In the pursuit of its net-zero 2050 goal, Canada needs a rigorous strategy to require banks and other key financial system players, including Crown corporations, to fully align their operations with the country’s international climate commitments.
To achieve that goal, Senator Rosa Galvez on March 24 introduced a private member’s bill that would hasten the transition of the financial sector to meet the challenges of the growing climate emergency.
“The present financial system fuels the climate crisis,” Galvez said in an interview. “We know that our government says we should be leaders in climate, but its actions and policies are incoherent and at times counter-productive, and it is moving too slowly to meet its stated ambitions.”
The legislation would establish a duty for directors and officers of financial corporations to align their business with climate commitments, including the target adopted under the Paris Agreement to reduce greenhouse gas emissions by between 40 and 45% by 2030, and the net-zero 2050 target.
“We want to align the federal financial institutions and other federal regulated entities with the superseding economic and public-interest matter of achieving our climate commitments,” says Galvez. “We have to align our finances with the climate reality of today.”
Galvez, who is a member of the Independent Senators Group, is an environmental engineer with expertise in pollution control. She is also a member of both the Senate National Finance and its Standing Committee on Energy, the Environment and Natural Resources.
The present financial system fuels the climate crisis.
-Senator Rosa Galvez
She acknowledges that it is extremely rare for a Senate private member’s bill to become law but is hopeful she can get hers through the upper chamber and force the House of Commons to consider it.
Accelerating the transition of the financial sector would harness the enormous power of capital markets and would shift investment from unsustainable fossil fuel business to low- and zero-carbon alternatives.

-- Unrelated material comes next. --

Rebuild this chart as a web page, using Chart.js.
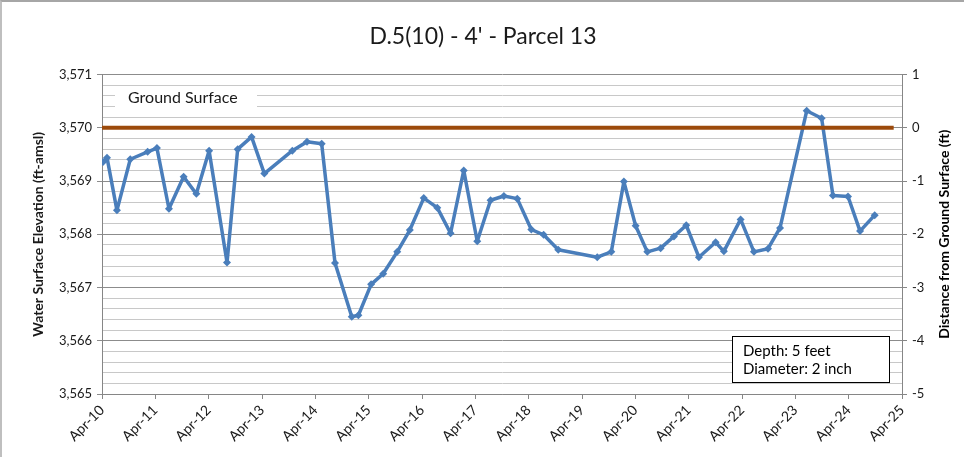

The Liberal government has introduced a number of measures to better align its own financial agencies and the private sector with climate goals. Environment Minister Steven Guilbeault is expected to release the government’s updated emission reduction plan by the end of March, though it is unclear the degree to which climate finance will factor into the plan, or in Finance Minister Chrystia Freeland’s budget in early April.

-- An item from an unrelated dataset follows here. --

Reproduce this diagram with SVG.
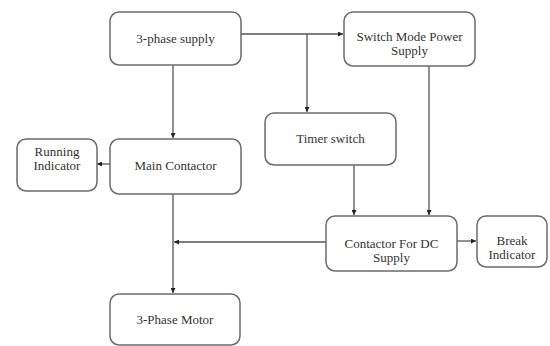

Under the confidence agreement reached between Prime Minister Justin Trudeau and NDP Leader Jagmeet Singh, announced March 22, the government has committed to phasing out federal funding for the fossil fuel industry, including from Crown corporations like Export Development Canada.
The Office of the Superintendent of Financial Institutions (OSFI) has said it will provide more guidance to federally regulated banks, insurance companies and pension funds on how they will be expected to manage climate-related risks and the disclosure of risks and opportunities. However, much of the attention has focused on the requirement of the financial companies to disclose their climate-related risks and mitigation strategies, rather than setting a clear bar for action.
Last year, Canada’s largest banks committed to achieve net-zero emissions from their lending and investment operations by 2050 as part of the United Nations–backed Net-Zero Banking Alliance (NZBA). The Canadian Bankers Association (CBA) said its members are committed to doing their part to address the climate issue.
Few people believe the banks will voluntarily leave fossil-fuel money on the table in order to meet their voluntary NZBA commitments. Legislation would be a welcome way to speed things up.
-Matt Price, co-founder of Investors for Paris Compliance
“Banks understand that the financial sector is central to securing the transition to a low-carbon economy, mitigating the financial risks of climate change, and ensuring the continued resilience of our country’s financial system,” CBA spokesman Mathieu Labrèche said in an emailed statement. “Banks also acknowledge that firm commitments are required to accelerate clean economic growth in Canada and to meet the ambitious goal of a net-zero economy by 2050.”
He notes that several banks in Canada have begun implementing climate action plans that set specific targets to meet the demands of this global challenge, including committing to climate-related financial disclosures, adapting their risk management frameworks, and reducing financed emissions.
However, none of the plans released to date fully measure up to the pledges the banks made to the NZBA, says Matt Price, who co-founded Investors for Paris Compliance to serve as a watchdog on the banks.
“Few people believe the banks will voluntarily leave fossil-fuel money on the table in order to meet their voluntary NZBA commitments,” Price said in an email. “Legislation would be a welcome way to speed things up – we don’t have time to be dithering over disclosure and the like.”
Galvez’s bill would go far beyond the issue of disclosure and demand systemic change among the regulators, the government’s own financial agencies and the private sector institutions. It would include amendments to legislation covering the Bank of Canada, OSFI, Export Development Canada, the Canada Infrastructure Bank and the Canada Pension Plan Investment Board.
The legislation would require the companies to make annual reports to the federal regulators on action plans, targets and progress on meeting the climate commitments. And it would require climate expertise on corporate boards and the avoidance of conflicts of interest in which a board member is an executive at a company that is itself not aligned with climate-change goals.
“We’re seeing major decarbonization commitments all around the world, including here in Canada,” Galvez says. “So we need as a government to help everybody get there, to get to the starting line and then run the race. And any delay means risk and means losing money.”